▸ **GOAL**: Where does the string "chart" appear? Copy every line of the entries below that holds it.

▸ **PROVIDED RECORDS**:
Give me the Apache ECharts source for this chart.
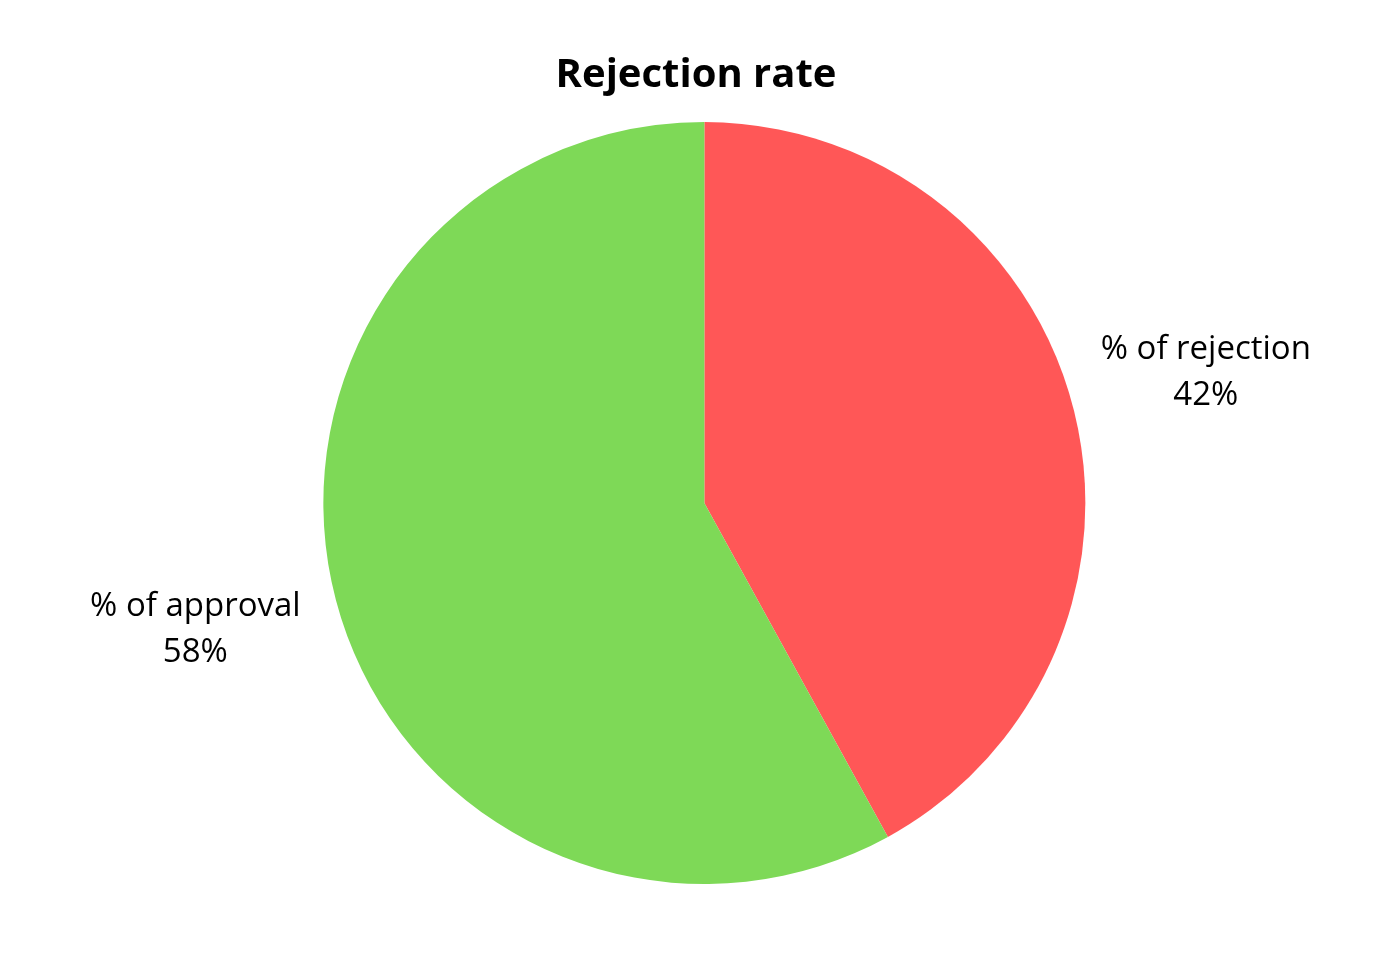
---
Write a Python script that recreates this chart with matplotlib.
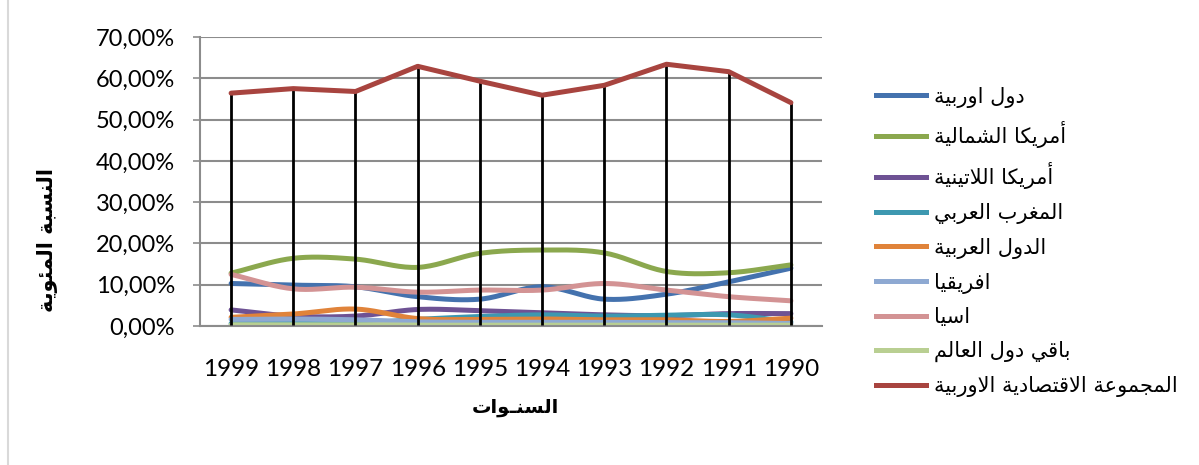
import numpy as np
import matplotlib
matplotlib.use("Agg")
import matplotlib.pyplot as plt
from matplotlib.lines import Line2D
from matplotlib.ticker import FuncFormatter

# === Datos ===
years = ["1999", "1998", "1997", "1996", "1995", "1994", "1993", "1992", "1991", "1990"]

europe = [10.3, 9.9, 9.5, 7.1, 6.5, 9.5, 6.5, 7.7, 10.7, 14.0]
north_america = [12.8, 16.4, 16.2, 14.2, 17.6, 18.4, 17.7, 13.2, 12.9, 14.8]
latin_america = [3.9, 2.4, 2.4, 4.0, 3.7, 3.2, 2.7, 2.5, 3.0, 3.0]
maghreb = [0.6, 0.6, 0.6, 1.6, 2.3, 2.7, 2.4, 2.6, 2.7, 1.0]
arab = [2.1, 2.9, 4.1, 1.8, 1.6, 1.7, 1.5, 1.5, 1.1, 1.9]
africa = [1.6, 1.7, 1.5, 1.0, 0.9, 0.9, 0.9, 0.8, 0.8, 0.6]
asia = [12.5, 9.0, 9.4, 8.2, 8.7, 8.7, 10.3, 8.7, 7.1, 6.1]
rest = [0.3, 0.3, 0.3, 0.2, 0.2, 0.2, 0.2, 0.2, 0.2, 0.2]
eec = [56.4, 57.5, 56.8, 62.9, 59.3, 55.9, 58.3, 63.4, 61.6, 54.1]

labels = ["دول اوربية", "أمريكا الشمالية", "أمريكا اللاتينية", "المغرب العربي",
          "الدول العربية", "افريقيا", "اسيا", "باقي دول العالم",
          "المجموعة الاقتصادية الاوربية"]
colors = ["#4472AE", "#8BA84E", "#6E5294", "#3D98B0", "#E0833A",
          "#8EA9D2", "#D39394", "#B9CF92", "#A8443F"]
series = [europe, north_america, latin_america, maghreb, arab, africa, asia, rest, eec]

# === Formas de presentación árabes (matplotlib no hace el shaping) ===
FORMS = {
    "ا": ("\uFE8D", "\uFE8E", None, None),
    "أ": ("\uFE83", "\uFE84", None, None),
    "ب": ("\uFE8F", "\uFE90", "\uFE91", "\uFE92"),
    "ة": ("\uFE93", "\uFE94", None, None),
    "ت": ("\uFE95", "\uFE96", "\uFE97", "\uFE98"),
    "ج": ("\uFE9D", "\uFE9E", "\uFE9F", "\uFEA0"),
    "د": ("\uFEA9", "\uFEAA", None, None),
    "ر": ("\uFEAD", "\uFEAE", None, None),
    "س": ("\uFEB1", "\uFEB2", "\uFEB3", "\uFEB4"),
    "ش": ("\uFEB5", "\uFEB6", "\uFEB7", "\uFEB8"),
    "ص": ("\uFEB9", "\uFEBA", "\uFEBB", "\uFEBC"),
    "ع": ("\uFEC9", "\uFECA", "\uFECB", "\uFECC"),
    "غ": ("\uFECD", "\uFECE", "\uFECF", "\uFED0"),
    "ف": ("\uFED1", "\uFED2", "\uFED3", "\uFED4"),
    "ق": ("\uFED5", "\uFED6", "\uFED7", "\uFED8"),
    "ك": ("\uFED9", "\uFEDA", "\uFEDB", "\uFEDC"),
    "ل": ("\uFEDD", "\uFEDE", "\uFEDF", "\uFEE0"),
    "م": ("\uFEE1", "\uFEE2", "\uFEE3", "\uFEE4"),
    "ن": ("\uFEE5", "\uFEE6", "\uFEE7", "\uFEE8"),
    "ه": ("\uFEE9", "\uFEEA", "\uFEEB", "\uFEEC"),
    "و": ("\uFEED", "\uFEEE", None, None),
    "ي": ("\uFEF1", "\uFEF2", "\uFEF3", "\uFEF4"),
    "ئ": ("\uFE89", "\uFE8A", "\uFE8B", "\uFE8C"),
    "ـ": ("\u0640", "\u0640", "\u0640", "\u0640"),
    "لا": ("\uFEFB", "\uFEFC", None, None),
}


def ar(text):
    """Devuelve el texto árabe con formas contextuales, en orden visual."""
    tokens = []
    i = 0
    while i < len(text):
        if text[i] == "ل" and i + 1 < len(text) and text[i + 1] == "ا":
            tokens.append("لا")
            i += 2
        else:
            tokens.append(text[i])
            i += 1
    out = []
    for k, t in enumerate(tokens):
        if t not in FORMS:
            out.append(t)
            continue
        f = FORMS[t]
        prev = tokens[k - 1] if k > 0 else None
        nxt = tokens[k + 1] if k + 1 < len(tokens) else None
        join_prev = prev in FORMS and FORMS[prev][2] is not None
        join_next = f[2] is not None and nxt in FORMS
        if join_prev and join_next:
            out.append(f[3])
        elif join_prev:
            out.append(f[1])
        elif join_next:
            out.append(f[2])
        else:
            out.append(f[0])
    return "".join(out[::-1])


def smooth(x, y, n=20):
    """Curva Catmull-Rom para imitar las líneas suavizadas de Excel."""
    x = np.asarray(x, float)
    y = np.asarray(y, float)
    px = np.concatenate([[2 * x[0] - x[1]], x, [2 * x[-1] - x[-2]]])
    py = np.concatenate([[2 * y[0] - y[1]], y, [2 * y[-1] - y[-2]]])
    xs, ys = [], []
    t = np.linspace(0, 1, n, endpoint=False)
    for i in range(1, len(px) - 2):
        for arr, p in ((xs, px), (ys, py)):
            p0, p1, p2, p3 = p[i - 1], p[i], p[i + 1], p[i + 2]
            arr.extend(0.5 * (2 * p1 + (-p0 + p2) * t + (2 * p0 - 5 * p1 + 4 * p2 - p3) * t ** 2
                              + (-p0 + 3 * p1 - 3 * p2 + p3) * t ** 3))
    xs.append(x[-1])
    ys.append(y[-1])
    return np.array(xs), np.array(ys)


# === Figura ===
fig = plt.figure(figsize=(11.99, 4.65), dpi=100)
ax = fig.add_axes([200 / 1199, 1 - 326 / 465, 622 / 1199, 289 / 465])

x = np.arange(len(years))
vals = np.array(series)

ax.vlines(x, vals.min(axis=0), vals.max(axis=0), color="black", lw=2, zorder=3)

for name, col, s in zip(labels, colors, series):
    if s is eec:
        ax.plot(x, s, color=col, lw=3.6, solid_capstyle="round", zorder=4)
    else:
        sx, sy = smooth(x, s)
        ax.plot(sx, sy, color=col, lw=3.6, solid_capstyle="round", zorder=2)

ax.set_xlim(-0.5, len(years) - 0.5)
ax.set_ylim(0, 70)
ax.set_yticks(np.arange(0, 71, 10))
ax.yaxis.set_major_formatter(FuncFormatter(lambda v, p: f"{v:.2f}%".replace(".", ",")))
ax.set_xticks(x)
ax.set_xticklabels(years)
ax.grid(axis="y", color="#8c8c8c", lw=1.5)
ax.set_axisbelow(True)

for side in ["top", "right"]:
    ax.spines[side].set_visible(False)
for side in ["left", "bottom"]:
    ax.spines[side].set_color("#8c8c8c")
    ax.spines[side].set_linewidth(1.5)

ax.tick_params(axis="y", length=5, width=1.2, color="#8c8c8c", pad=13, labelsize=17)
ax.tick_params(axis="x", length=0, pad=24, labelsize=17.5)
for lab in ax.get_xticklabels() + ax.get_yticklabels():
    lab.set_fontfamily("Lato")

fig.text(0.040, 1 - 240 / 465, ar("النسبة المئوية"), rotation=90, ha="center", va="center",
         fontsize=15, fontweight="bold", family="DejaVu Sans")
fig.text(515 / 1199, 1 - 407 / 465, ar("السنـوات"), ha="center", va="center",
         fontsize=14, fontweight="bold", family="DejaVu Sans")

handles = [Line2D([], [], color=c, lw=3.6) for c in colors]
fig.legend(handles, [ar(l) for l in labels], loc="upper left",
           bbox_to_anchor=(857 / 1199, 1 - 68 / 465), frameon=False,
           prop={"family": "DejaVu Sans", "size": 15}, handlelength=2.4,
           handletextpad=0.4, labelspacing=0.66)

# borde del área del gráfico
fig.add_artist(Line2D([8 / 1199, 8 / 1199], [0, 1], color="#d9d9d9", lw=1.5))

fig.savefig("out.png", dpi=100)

▸ **COMPLETE RESPONSE**:
Give me the Apache ECharts source for this chart.
Write a Python script that recreates this chart with matplotlib.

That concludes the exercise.